Wednesday, November 28, 2012

Job loss raises threat of heart attack


 Unemployment increases the risk of heart attack, a new study reports, and repeated job loss raises the odds still more.
In a prospective analysis from 1992 to 2010 with interviews every other year, researchers tracked job history and heart attacks among more than 13,000 people ages 51 to 75. The study, published online Nov. 19 in The Archives of Internal Medicine, recorded 1,061 heart attacks over the period.
After adjusting for well-established heart attack risks — age, sex, smoking, income, hypertension, cholesterol screening, exercise, depression, diabetes and others — the researchers found that being unemployed also increased the risk of a heart attack, by an average of 35 percent.

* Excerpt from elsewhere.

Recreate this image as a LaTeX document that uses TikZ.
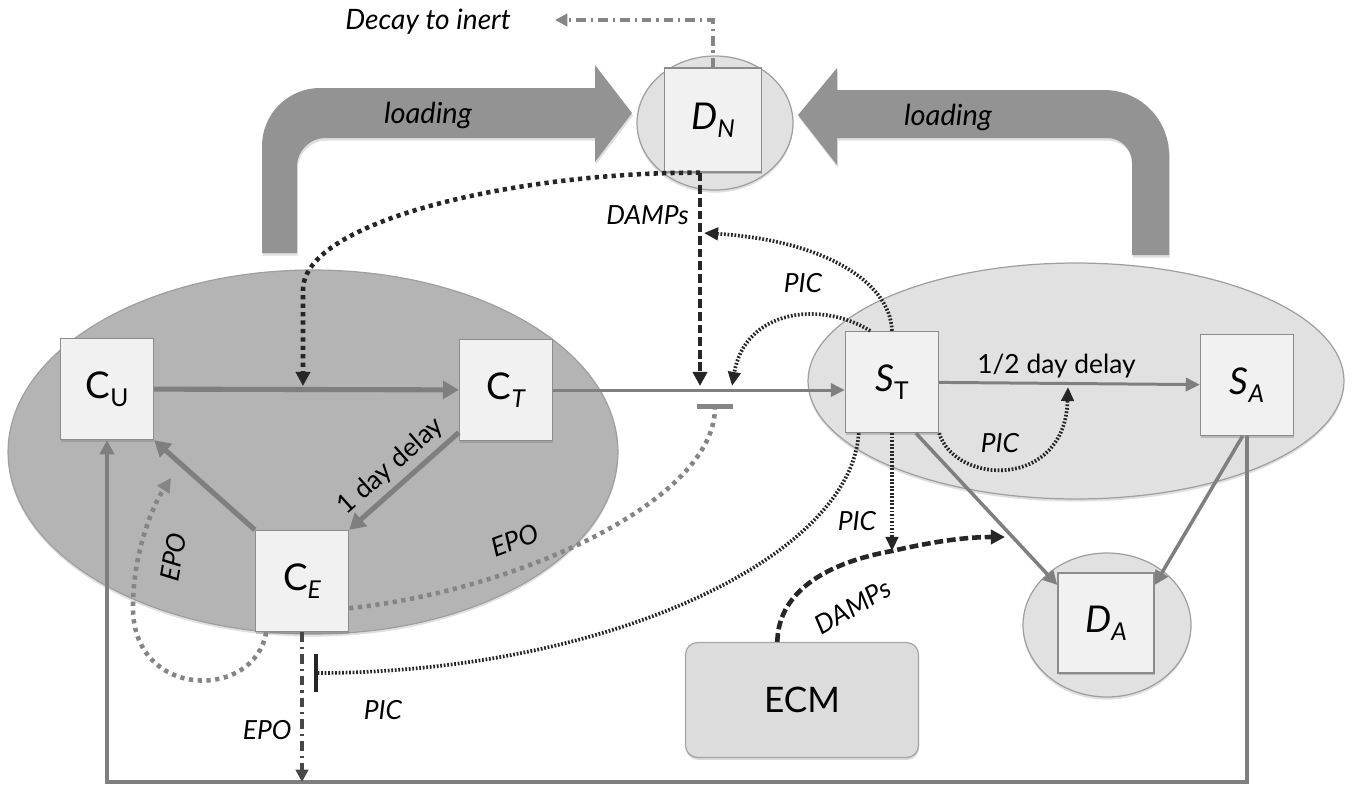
\documentclass[tikz,border=0pt]{standalone}
\usepackage{fontspec}
\setmainfont{Lato}
\usetikzlibrary{arrows.meta, shapes.geometric, shadows}

\definecolor{darkzone}{HTML}{B4B4B4}
\definecolor{lightzone}{HTML}{E1E1E1}
\definecolor{boxfill}{HTML}{F1F1F1}
\definecolor{boxline}{HTML}{8C8C8C}
\definecolor{flowgray}{HTML}{7F7F7F}
\definecolor{loadgray}{HTML}{939393}
\definecolor{epogray}{HTML}{858585}
\definecolor{darkline}{HTML}{262626}
\definecolor{ecmfill}{HTML}{DCDCDC}

% small lowered index for the state names
\newcommand{\lsub}[1]{\raisebox{-0.22em}{\fontsize{14}{16}\selectfont #1}}

\begin{document}
\begin{tikzpicture}[
  x=0.02cm, y=-0.02cm,
  zone/.style={ellipse, inner sep=0pt, draw=gray!75, line width=0.7pt,
               drop shadow={shadow xshift=0pt, shadow yshift=-1.5pt, opacity=0.25}},
  box/.style={rectangle, draw=boxline, fill=boxfill, line width=0.8pt,
              minimum width=1.86cm, minimum height=2.02cm, inner sep=0pt,
              font=\fontsize{21}{25}\selectfont,
              drop shadow={shadow xshift=0.3pt, shadow yshift=-1.4pt, opacity=0.4}},
  ecmbox/.style={rectangle, rounded corners=0.24cm, draw=gray!70, fill=ecmfill,
                 line width=0.7pt, minimum width=4.66cm, minimum height=2.3cm,
                 font=\fontsize{20}{24}\selectfont,
                 drop shadow={shadow xshift=0.3pt, shadow yshift=-1.4pt, opacity=0.3}},
  loadarrow/.style={fill=loadgray,
                    drop shadow={shadow xshift=0.5pt, shadow yshift=-1.5pt, opacity=0.25}},
  lbl/.style={font=\fontsize{15}{18}\selectfont\itshape, inner sep=2pt},
  txt/.style={font=\fontsize{15}{18}\selectfont, inner sep=2pt},
  thickflow/.style={draw=flowgray, line width=2.9pt, -{Triangle[length=9pt, width=10pt]}},
  midflow/.style={draw=flowgray, line width=2pt, -{Triangle[length=8pt, width=8pt]}},
  thinflow/.style={draw=flowgray, line width=1.7pt, -{Triangle[length=8pt, width=7.5pt]}},
  dotthick/.style={draw=darkline, line width=2.6pt, dash pattern=on 2.4pt off 2.4pt,
                   -{Triangle[length=8pt, width=8pt]}},
  picdot/.style={draw=darkline, line width=2.1pt, dash pattern=on 1pt off 1pt,
                 -{Triangle[length=8pt, width=7pt]}},
  dampsline/.style={draw=darkline, line width=2.6pt, dash pattern=on 5pt off 2.2pt,
                    -{Triangle[length=8pt, width=8pt]}},
  epodash/.style={draw=epogray, line width=2.6pt, dash pattern=on 2.4pt off 2.6pt,
                  -{Triangle[length=8pt, width=8pt]}},
  epochain/.style={draw=darkline!85, line width=2pt,
                   dash pattern=on 5.5pt off 2.8pt on 1.3pt off 2.8pt,
                   -{Triangle[length=7pt, width=7pt]}},
  decaychain/.style={draw=epogray, line width=1.9pt,
                     dash pattern=on 5.5pt off 2.8pt on 1.3pt off 2.8pt,
                     -{Triangle[length=7pt, width=7pt]}},
]
\useasboundingbox (0,0) rectangle (1359,785);

% compartments
\node[zone, fill=darkzone, minimum width=12.2cm, minimum height=7.28cm] (ctissue) at (313,452) {};
\node[zone, fill=lightzone, minimum width=10.72cm, minimum height=4.72cm] (stissue) at (1076,381) {};
\node[zone, fill=lightzone, minimum width=3.12cm, minimum height=2.68cm] (dnzone) at (715,123) {};
\node[zone, fill=lightzone, minimum width=3.36cm, minimum height=2.88cm] (dazone) at (1107,625) {};

% loading arrows
\path[loadarrow] (262,253) -- (262,146) .. controls (262,114) and (288,88) .. (320,88)
  -- (595,88) -- (595,65) -- (632,113) -- (595,162) -- (595,138) -- (325,138)
  .. controls (310,138) and (297,151) .. (297,166) -- (297,253) -- cycle;
\path[loadarrow] (1169,255) -- (1169,155) .. controls (1169,119) and (1140,90) .. (1104,90)
  -- (837,90) -- (837,68) -- (798,115) -- (837,165) -- (837,138) -- (1107,138)
  .. controls (1121,138) and (1132,149) .. (1132,163) -- (1132,255) -- cycle;
\node[lbl, font=\fontsize{16.5}{19}\selectfont\itshape] (loadL) at (428,115) {loading};
\node[lbl, font=\fontsize{16.5}{19}\selectfont\itshape] (loadR) at (948,117) {loading};

% cell states
\node[box] (CU) at (107,389) {C\lsub{U}};
\node[box] (CT) at (506,390) {C\lsub{\itshape T}};
\node[box] (CE) at (302,581) {C\lsub{\itshape E}};
\node[box] (ST) at (892,382) {\textit{S}\lsub{T}};
\node[box] (SA) at (1247,385) {\textit{S}\lsub{\itshape A}};
\node[box, minimum width=1.94cm, minimum height=2.08cm] (DN) at (713,120) {\textit{D}\lsub{\itshape N}};
\node[box, minimum width=1.92cm, minimum height=2cm] (DA) at (1106,623) {\textit{D}\lsub{\itshape A}};
\node[ecmbox] (ECM) at (802,700) {ECM};
\node[lbl, font=\fontsize{16}{19}\selectfont\itshape] (decay) at (428,22) {Decay to inert};

% hit points on other connectors
\coordinate (cuhit) at (303,386);
\coordinate (damphit) at (700,386);
\coordinate (cthit) at (732,386);
\coordinate (epobar) at (715,404);
\coordinate (dnhit) at (704,233);
\coordinate (sahit) at (1068,387);
\coordinate (ecmhit) at (892,551);
\coordinate (dampend) at (1005,537);
\coordinate (picbar) at (314,673);
\coordinate (cehit) at (171,478);
\coordinate (botline) at (0,782);
\coordinate (decayend) at (555,20);

% main flow
\draw[thickflow] (CU) -- (CT);
\draw[thickflow] (CT.222) -- node[txt, sloped, above=1pt] {1 day delay} (CE.north east);
\draw[thickflow] (CE.north west) -- (CU.south east);
\draw[thinflow] (CT) -- (CT -| ST.west);
\draw[thinflow] (ST) -- node[txt, above, pos=0.45] {1/2 day delay} (SA);
\draw[midflow] (ST.-65) -- (DA.142);
\draw[midflow] (SA.-95) -- (DA.38);
\draw[midflow] (SA.south) -- (SA.south |- botline) -| (CU.south);

% DAMPs from dead cells
\draw[dampsline] (DN.south -| damphit) -- node[lbl, left, pos=0.2, xshift=-3pt] {DAMPs} (damphit);
\draw[dotthick] (DN.south -| damphit) .. controls (520,172) and (303,220) .. (303,290) -- (cuhit);
\draw[decaychain] (DN.north) |- (decayend);
\draw[dampsline] (ECM.113) .. controls (778,590) and (830,562) .. (ecmhit)
  .. controls (940,540) and (970,537) .. (dampend);
\node[lbl, rotate=30] (dampslbl) at (853,607) {DAMPs};

% PIC
\draw[picdot] (ST.north) .. controls (890,280) and (820,240) .. (dnhit);
\draw[picdot] (ST.113) .. controls (820,300) and (745,310) .. (cthit);
\node[lbl] (piclblA) at (803,283) {PIC};
\draw[picdot] (ST.south east) .. controls (955,485) and (1065,490) .. (sahit);
\node[lbl] (piclblB) at (1000,443) {PIC};
\draw[picdot] (ST.south) -- node[lbl, left, pos=0.75, xshift=-6pt] {PIC} (ecmhit);
\draw[picdot, -{Bar[width=22pt]}] (ST.237) .. controls (850,560) and (600,673) .. (picbar);
\node[lbl] (piclblC) at (383,710) {PIC};

% EPO
\draw[epodash, -{Bar[width=21pt]}] (CE.-30) .. controls (520,590) and (715,500) .. (epobar);
\node[lbl, rotate=20] (epolblA) at (515,540) {EPO};
\draw[epodash] (CE.235) .. controls (255,700) and (135,700) .. (133,610)
  .. controls (132,560) and (150,510) .. (cehit);
\node[lbl, rotate=80] (epolblB) at (173,557) {EPO};
\draw[epochain] (CE.south) -- node[lbl, left, pos=0.65, xshift=-3pt] {EPO} (CE.south |- botline);
\end{tikzpicture}
\end{document}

Losing one job was linked to a 22 percent increase in heart attack risk, losing two jobs with a 27 percent increase, three jobs with a 52 percent increase, and a loss of four or more jobs with a 63 percent increase.
Beyond the first year, the length of time unemployed was not significantly associated with increased risk, but repeated job loss was. Losing one job was linked to a 22 percent increase in heart attack risk, losing two jobs with a 27 percent increase, three jobs with a 52 percent increase, and a loss of four or more jobs with a 63 percent increase.
The magnitude of these risks for heart attack, the authors write, is similar to that of smoking, diabetes and hypertension.
“We don’t know what the mechanisms are,” said the lead author, Matthew E. Dupre, an assistant professor of medicine at Duke. “But until we do, it’s important to be aware of what the stress of a job loss might do, and that people who experience more than one loss might be at even higher risk.”